If you’ve noticed from my other posts, I’m generally supportive of your views. However, on Zetera, I feel that I have to call you out (or at least try to understand what you are talking about).

The biggest Zetera box appears to be 9TB raw capacity (I hunted around the site and this is the biggest I could find). I’ll assume the functionality is outstanding but at RAID 10 you get, at best, 4.5 usable TBs. To get 20TB’s usable (about the point where SMB creeps into medium/large size for some folks), I would need 4 enclosures totalling 8u. Besides the power and other enviornmentals, that’s an incredible footprint for 20TBs and doesn’t seem very practical.

That said, vthe olume virtualization as you describe it is VERY attractive.

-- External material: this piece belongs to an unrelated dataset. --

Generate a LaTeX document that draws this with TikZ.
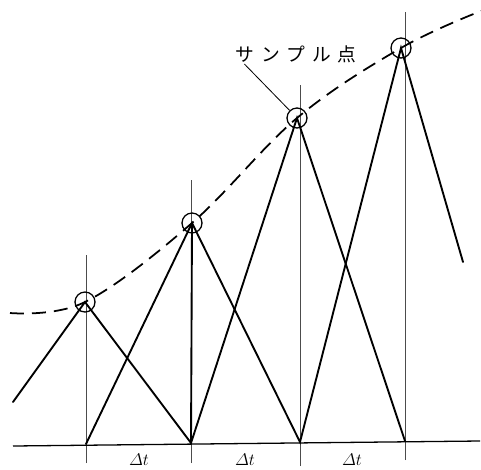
\documentclass[tikz,border=0pt]{standalone}
\usepackage{fontspec}
\newfontfamily\jpfont{Noto Sans CJK JP}
\begin{document}
\begin{tikzpicture}[x=0.03cm, y=-0.03cm,
  tick/.style={draw=black!70, line width=0.8pt},
  zig/.style={line width=1.6pt, line cap=round},
  base/.style={line width=1.1pt},
  curve/.style={line width=1.5pt, dash pattern=on 0.42cm off 0.24cm},
  smp/.style={circle, draw, line width=1.1pt, minimum size=0.6cm, inner sep=0pt},
  lead/.style={line width=0.7pt},
  dt/.style={font=\fontsize{15}{17}\selectfont, inner sep=0pt, anchor=base},
  tag/.style={font=\jpfont\fontsize{16}{18}\selectfont, inner sep=1pt}
]
\useasboundingbox (0,0) rectangle (481,469);
\coordinate (s1) at (85,302);
\coordinate (s2) at (192,223);
\coordinate (s3) at (297,118);
\coordinate (s4) at (401,48);
\coordinate (b1) at (86,444);
\coordinate (b2) at (191,443);
\coordinate (b3) at (300,442);
\coordinate (b4) at (405,441);
\coordinate (le) at (13,402);
\coordinate (re) at (463,262);
\coordinate (cl) at (10,313);
\coordinate (cr) at (481,11);
\coordinate (xl) at (13,446);
\coordinate (xr) at (480,441);

\draw[tick] (86,463) -- (86,255);
\draw[tick] (191,463) -- (191,180);
\draw[tick] (300,466) -- (300,85);
\draw[tick] (405,460) -- (405,12);
\draw[base] (xl) -- (xr);

\draw[zig] (le) -- (s1) -- (b2) -- (s3) -- (b4);
\draw[zig] (b1) -- (s2) -- (b3) -- (s4) -- (re);
\draw[zig] (s2) -- (b2);

\draw[curve] plot[smooth, tension=0.6] coordinates {(cl) (s1) (s2) (s3) (s4) (cr)};

\foreach \i in {1,...,4}
  \node[smp] (c\i) at (s\i) {};

\node[tag] (lbl) at (296,54) {サ\kern2mm ン\kern2mm プ\kern2mm ル\kern2mm 点};
\draw[lead] ([xshift=3mm]lbl.south west) -- (c3);

\node[dt] (d1) at (139,465) {$\mathnormal{\Delta}t$};
\node[dt] (d2) at (245,465) {$\mathnormal{\Delta}t$};
\node[dt] (d3) at (352,465) {$\mathnormal{\Delta}t$};
\end{tikzpicture}
\end{document}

brad February 20, 2008 at 5:27 pm

Note to the Author: Please read your sources more carefully. The (one) source you point out nowhere indicates that the problem was due to storage capacity upgrade. The source mentions a capacity upgrade, but nothing about storage specifically.

Administrator February 20, 2008 at 6:04 pm

Brad, you are right that the piece cited did not specifically refer to storage. However, I was pinged several times by several storage folks from the industry encouraging me to write something about this. From what I have read since, there were storage capacity scaling issues involved.

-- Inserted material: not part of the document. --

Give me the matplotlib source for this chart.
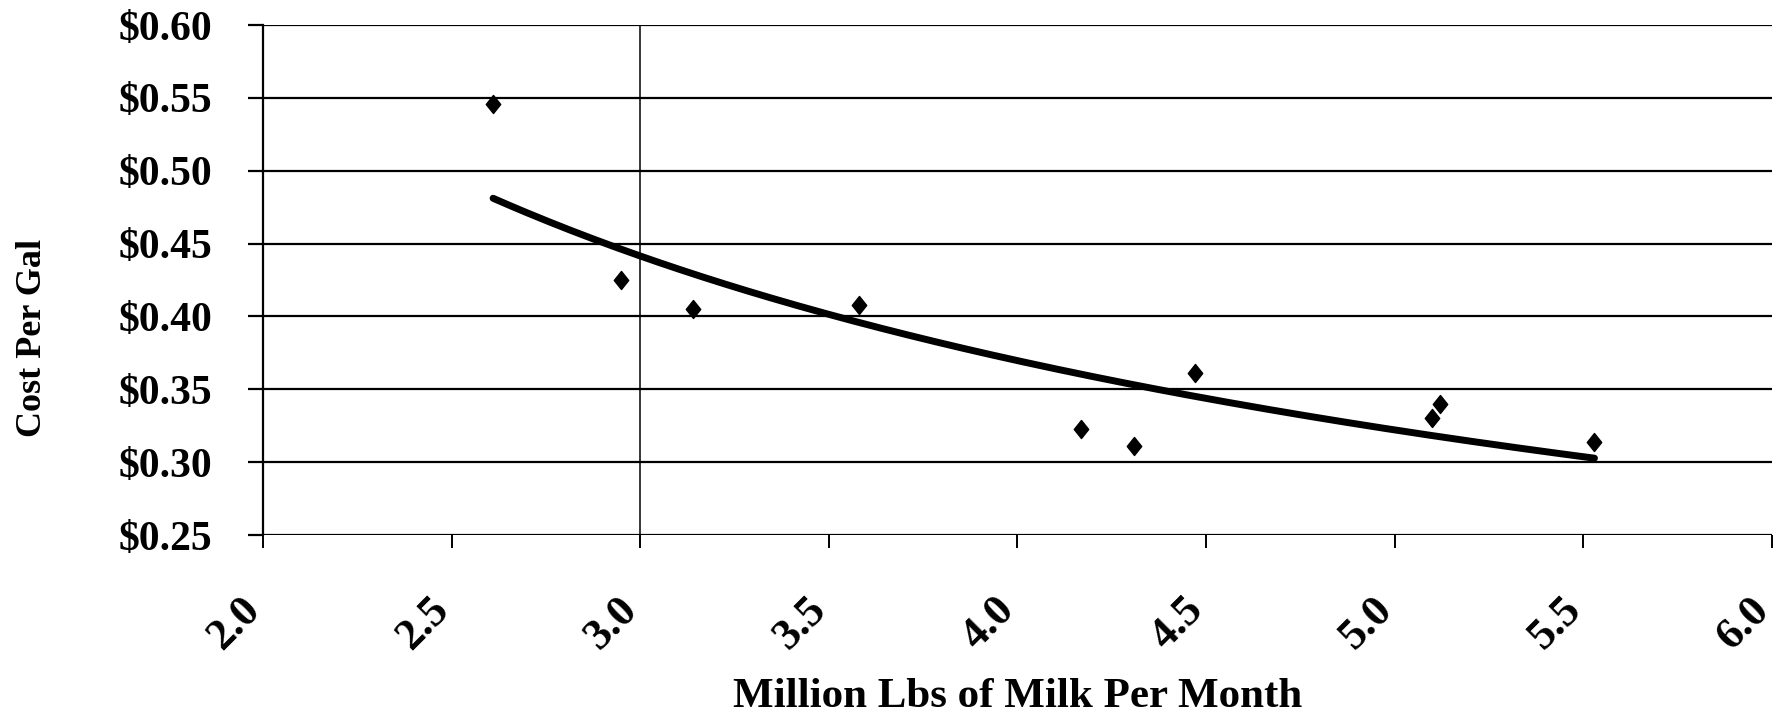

Do you know something that I don’t?

brad February 21, 2008 at 11:57 am

The storage industry folks pinged you to write about Zetera or about RIM’s service outage? Can you share with us what you have read since? I’m interested to find out if the most recent outage was a storage issue, but not so interested in the speculation of such a cause. I only know what RIM’s PR department has disclosed.

Administrator February 22, 2008 at 2:16 pm

I am reading the same trades that you are. While no fingers have been pointed by RIM at storage in what coverage I have read, many insiders are commenting that it was indeed storage related. The blogosphere might be wrong on this one (as it sometimes is), but I suspect there is a kernel of truth in what the commenters are saying.